[Problem description]
Both the line containing "Emit a web page" and the line containing "const oxiI = [69, 52, 79, 54, 54, 32, 64];" are part of the range to copy, along with every line between them. Copy it exactly and leave out the pictures.

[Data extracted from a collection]
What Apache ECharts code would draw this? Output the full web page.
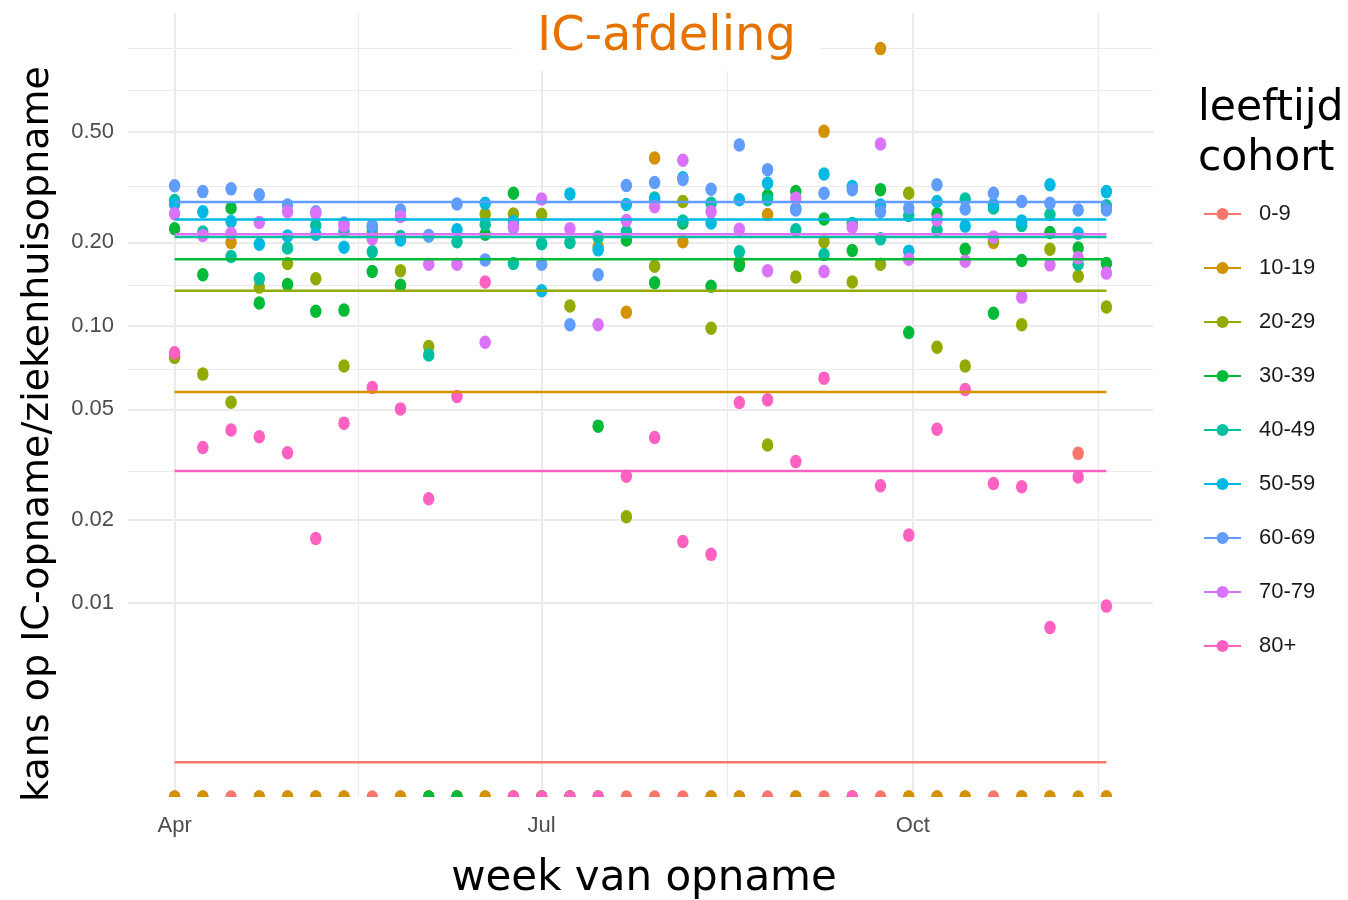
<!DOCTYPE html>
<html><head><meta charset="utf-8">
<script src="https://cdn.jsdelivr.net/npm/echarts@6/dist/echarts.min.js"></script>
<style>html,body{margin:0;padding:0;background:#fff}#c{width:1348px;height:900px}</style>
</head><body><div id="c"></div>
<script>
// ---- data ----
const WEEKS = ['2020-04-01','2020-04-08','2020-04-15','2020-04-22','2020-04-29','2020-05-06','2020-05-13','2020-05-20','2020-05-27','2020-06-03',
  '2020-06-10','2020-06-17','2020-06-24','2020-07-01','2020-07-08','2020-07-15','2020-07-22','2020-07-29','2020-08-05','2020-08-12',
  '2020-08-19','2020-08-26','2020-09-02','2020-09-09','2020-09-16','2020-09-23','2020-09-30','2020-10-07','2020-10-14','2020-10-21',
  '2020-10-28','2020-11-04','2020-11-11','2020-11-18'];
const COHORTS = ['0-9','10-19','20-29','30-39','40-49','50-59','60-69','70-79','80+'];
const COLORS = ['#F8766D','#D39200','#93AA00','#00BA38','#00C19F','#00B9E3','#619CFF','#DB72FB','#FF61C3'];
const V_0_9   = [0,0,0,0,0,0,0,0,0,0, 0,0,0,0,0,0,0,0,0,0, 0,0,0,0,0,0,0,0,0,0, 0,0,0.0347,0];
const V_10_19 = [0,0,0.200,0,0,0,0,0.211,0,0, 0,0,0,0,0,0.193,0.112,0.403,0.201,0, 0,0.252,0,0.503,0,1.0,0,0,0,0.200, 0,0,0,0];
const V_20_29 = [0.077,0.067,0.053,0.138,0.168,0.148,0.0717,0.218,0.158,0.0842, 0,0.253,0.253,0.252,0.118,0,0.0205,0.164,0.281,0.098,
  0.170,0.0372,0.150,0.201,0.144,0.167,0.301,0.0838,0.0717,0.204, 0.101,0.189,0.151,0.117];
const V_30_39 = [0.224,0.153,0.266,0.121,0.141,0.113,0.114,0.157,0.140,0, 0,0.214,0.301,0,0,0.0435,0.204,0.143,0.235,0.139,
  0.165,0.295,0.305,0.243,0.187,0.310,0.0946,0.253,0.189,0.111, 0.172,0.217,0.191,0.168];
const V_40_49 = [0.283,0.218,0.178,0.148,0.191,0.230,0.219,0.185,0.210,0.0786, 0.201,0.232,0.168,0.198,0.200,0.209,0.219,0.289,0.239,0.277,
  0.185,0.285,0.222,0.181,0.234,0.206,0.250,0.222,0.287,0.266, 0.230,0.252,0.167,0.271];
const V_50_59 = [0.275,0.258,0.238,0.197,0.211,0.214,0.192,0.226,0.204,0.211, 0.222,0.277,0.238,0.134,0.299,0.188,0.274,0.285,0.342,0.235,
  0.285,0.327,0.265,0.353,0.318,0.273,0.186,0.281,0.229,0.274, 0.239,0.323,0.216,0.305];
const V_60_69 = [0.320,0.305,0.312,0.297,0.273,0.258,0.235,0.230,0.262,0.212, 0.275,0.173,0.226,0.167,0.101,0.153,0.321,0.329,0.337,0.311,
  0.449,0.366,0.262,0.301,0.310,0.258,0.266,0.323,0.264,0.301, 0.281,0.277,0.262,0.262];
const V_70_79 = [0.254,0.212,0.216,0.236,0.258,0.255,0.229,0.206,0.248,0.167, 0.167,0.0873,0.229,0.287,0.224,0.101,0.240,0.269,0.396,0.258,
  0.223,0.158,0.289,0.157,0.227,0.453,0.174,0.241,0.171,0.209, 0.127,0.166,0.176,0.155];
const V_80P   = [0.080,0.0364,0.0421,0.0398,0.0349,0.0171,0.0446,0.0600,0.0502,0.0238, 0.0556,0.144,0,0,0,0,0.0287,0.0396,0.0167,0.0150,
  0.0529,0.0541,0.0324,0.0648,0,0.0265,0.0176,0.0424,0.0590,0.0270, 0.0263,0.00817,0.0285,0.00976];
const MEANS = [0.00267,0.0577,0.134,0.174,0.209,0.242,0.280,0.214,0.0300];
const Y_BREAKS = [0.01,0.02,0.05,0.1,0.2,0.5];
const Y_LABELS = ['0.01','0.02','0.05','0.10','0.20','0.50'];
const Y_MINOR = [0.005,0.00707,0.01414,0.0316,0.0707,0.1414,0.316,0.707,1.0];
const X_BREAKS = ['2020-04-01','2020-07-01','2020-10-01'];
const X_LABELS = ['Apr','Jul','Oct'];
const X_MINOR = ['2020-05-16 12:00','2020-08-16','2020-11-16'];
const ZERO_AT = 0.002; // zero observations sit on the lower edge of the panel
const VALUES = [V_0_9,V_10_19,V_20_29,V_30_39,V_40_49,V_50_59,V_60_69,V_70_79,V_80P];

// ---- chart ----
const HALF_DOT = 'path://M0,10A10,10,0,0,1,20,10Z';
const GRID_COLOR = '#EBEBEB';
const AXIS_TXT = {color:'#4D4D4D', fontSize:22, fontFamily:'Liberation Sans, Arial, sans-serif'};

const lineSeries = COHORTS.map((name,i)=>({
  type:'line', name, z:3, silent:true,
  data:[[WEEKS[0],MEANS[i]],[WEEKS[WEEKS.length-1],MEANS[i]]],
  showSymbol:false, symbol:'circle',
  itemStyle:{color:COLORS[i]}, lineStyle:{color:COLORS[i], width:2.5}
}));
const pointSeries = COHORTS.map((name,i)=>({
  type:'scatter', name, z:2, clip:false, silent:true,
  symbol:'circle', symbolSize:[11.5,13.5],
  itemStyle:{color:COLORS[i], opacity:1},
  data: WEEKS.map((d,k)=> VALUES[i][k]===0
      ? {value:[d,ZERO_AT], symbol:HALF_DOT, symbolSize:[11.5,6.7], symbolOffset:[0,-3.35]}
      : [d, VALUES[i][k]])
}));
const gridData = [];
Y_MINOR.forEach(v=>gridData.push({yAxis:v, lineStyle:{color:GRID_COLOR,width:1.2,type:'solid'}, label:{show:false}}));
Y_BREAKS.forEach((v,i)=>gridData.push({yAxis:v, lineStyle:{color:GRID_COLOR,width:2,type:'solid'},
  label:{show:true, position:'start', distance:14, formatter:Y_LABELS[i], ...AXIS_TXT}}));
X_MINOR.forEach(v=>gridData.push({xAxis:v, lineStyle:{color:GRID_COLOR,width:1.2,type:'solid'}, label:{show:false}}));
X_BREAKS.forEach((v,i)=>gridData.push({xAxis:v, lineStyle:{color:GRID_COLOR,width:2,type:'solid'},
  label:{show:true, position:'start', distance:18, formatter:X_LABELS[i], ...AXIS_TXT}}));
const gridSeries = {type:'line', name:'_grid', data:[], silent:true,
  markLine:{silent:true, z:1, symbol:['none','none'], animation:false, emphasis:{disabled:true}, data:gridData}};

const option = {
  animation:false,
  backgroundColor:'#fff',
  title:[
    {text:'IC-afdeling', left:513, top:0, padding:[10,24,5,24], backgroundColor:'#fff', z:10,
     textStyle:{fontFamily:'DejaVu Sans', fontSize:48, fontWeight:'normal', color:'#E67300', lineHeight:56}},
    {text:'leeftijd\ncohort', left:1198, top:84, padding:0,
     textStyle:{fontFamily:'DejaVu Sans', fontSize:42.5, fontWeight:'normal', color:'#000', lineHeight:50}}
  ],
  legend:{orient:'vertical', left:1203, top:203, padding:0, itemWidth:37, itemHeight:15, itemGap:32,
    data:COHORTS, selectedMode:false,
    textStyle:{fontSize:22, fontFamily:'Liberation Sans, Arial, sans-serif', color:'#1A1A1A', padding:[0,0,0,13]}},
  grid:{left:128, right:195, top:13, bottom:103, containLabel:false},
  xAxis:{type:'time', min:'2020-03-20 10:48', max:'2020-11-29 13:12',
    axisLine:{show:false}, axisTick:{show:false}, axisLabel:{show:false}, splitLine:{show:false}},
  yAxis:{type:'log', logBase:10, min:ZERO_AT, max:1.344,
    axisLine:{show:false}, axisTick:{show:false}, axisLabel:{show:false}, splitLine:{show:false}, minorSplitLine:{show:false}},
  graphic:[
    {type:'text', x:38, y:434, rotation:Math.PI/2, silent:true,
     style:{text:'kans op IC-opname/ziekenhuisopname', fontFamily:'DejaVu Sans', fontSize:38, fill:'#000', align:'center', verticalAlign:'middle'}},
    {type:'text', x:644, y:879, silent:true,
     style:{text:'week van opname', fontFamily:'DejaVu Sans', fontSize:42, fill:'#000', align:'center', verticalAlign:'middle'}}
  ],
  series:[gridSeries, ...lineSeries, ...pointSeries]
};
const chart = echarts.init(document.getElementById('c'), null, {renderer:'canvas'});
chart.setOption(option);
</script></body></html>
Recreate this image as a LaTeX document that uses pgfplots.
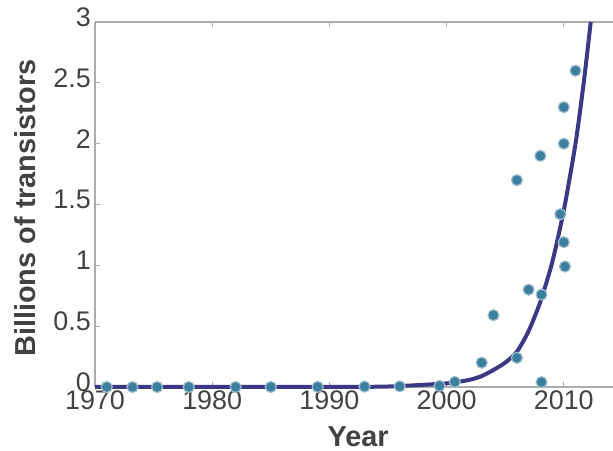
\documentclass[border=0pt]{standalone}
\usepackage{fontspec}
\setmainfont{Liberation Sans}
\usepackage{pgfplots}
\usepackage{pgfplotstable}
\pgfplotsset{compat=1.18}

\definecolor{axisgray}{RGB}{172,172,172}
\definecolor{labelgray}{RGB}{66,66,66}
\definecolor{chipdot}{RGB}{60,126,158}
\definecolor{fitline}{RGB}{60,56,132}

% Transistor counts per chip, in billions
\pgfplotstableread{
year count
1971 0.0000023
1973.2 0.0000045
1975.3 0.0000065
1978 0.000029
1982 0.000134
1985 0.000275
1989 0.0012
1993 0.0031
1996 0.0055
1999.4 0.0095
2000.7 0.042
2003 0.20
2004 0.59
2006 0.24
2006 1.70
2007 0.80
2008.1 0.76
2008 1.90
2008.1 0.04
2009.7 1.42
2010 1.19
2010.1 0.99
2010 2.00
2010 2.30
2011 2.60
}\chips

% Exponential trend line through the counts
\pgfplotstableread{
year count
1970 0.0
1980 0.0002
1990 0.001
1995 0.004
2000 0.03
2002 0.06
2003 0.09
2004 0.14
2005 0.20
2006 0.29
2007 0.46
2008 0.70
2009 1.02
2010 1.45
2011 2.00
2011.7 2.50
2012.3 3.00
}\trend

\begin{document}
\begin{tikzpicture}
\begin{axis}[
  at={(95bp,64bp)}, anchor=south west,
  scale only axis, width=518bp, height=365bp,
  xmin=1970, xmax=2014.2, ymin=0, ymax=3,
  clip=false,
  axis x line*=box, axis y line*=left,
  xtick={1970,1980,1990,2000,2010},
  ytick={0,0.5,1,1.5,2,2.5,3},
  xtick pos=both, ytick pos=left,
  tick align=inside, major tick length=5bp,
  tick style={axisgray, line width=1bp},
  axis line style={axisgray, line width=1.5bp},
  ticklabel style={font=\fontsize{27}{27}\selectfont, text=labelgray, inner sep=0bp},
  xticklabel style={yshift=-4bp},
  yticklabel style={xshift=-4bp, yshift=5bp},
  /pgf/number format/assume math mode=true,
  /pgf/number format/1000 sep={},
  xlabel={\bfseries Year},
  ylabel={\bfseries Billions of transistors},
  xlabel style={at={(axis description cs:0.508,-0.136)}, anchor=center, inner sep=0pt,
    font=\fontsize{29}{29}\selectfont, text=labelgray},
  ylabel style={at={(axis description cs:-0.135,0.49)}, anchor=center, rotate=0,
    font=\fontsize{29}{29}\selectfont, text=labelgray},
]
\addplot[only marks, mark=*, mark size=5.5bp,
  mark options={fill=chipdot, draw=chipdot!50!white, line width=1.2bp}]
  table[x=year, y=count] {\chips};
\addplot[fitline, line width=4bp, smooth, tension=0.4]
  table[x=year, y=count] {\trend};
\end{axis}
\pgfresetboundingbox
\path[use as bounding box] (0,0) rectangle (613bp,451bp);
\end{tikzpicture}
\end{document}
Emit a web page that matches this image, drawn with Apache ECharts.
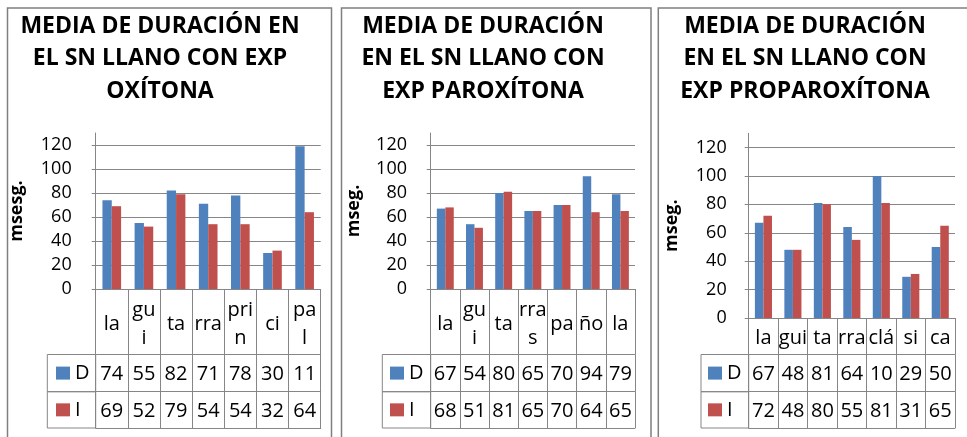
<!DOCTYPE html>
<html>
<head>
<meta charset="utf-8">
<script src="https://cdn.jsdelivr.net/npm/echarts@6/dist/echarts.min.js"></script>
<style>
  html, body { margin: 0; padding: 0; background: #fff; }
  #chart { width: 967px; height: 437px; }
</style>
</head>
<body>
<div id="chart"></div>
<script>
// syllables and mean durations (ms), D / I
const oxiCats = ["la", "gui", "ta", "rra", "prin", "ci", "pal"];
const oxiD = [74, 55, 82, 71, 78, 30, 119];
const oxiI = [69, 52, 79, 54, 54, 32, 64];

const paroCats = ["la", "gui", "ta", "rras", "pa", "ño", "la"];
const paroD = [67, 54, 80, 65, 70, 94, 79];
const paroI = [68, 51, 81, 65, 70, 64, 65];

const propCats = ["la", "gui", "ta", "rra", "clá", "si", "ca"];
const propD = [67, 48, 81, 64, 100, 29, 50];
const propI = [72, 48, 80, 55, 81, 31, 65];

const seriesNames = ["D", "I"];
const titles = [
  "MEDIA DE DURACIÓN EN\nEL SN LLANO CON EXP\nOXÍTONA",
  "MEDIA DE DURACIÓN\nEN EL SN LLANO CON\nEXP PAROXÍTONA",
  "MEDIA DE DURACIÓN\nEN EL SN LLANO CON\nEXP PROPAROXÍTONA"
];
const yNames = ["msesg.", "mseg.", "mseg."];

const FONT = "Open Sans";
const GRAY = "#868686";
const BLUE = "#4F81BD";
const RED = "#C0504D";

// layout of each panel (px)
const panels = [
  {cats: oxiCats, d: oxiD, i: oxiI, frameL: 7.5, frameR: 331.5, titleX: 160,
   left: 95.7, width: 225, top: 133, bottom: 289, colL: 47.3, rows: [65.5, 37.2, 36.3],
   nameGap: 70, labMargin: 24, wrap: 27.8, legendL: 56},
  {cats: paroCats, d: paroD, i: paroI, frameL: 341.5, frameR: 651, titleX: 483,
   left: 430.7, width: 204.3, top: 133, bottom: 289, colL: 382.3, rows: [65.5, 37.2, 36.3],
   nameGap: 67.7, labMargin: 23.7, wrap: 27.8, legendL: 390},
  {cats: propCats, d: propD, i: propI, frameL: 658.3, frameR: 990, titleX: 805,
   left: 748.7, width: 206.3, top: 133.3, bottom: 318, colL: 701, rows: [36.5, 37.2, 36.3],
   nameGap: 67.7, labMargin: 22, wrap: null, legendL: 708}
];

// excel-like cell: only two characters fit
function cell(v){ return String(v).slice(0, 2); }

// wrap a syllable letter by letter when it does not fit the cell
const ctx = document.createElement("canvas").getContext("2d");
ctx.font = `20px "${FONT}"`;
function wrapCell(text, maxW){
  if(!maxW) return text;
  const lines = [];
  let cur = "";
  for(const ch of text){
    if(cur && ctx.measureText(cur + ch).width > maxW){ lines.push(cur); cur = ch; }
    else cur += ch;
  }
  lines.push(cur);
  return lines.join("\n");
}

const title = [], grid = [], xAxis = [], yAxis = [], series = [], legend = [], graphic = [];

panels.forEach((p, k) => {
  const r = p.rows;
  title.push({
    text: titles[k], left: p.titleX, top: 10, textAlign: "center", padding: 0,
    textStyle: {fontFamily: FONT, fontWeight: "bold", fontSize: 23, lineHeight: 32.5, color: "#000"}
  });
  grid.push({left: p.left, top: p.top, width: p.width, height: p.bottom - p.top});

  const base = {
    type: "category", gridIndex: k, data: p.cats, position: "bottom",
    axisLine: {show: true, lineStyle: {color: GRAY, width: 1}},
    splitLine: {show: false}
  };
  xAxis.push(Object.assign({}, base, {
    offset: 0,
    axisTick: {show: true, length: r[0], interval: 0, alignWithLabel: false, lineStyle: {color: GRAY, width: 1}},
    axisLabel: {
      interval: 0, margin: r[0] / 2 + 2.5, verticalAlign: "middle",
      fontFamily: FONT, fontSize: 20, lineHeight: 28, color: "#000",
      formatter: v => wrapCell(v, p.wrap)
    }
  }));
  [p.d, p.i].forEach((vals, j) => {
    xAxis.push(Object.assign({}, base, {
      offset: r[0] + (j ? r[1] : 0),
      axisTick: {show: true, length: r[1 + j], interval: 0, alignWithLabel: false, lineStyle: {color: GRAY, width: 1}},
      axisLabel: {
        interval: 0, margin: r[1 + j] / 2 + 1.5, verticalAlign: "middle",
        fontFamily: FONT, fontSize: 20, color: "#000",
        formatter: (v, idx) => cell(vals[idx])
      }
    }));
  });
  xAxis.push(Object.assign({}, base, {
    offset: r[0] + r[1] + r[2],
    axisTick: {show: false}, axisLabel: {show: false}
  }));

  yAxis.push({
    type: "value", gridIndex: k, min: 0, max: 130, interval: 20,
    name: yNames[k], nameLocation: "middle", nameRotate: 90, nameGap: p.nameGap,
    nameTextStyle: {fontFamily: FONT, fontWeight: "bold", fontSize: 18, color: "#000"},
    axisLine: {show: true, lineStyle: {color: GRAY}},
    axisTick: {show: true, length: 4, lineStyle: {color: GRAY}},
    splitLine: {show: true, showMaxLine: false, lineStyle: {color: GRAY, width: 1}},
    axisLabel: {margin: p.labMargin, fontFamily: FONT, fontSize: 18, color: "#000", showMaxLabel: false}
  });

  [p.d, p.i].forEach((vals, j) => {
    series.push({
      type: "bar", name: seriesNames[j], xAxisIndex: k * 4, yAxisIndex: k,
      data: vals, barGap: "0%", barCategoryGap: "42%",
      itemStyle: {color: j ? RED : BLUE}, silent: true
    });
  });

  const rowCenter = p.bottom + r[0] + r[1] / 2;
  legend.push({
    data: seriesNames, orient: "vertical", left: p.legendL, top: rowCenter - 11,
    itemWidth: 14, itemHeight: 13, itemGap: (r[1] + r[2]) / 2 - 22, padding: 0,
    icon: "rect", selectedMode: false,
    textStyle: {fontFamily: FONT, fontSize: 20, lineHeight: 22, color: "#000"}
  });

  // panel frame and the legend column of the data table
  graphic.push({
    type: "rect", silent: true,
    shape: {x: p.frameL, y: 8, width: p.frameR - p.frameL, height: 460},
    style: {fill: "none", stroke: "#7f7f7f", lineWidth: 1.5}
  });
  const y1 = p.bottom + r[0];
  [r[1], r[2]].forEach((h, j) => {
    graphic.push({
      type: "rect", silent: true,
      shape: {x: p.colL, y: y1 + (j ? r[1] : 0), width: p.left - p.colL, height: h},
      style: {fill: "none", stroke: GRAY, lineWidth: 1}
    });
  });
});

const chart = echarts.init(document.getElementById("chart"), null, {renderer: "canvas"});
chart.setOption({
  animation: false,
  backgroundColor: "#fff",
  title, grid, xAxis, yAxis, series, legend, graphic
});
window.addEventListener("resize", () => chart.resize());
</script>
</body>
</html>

[Finished answer]
Emit a web page that matches this image, drawn with Apache ECharts.
<!DOCTYPE html>
<html>
<head>
<meta charset="utf-8">
<script src="https://cdn.jsdelivr.net/npm/echarts@6/dist/echarts.min.js"></script>
<style>
  html, body { margin: 0; padding: 0; background: #fff; }
  #chart { width: 967px; height: 437px; }
</style>
</head>
<body>
<div id="chart"></div>
<script>
// syllables and mean durations (ms), D / I
const oxiCats = ["la", "gui", "ta", "rra", "prin", "ci", "pal"];
const oxiD = [74, 55, 82, 71, 78, 30, 119];
const oxiI = [69, 52, 79, 54, 54, 32, 64];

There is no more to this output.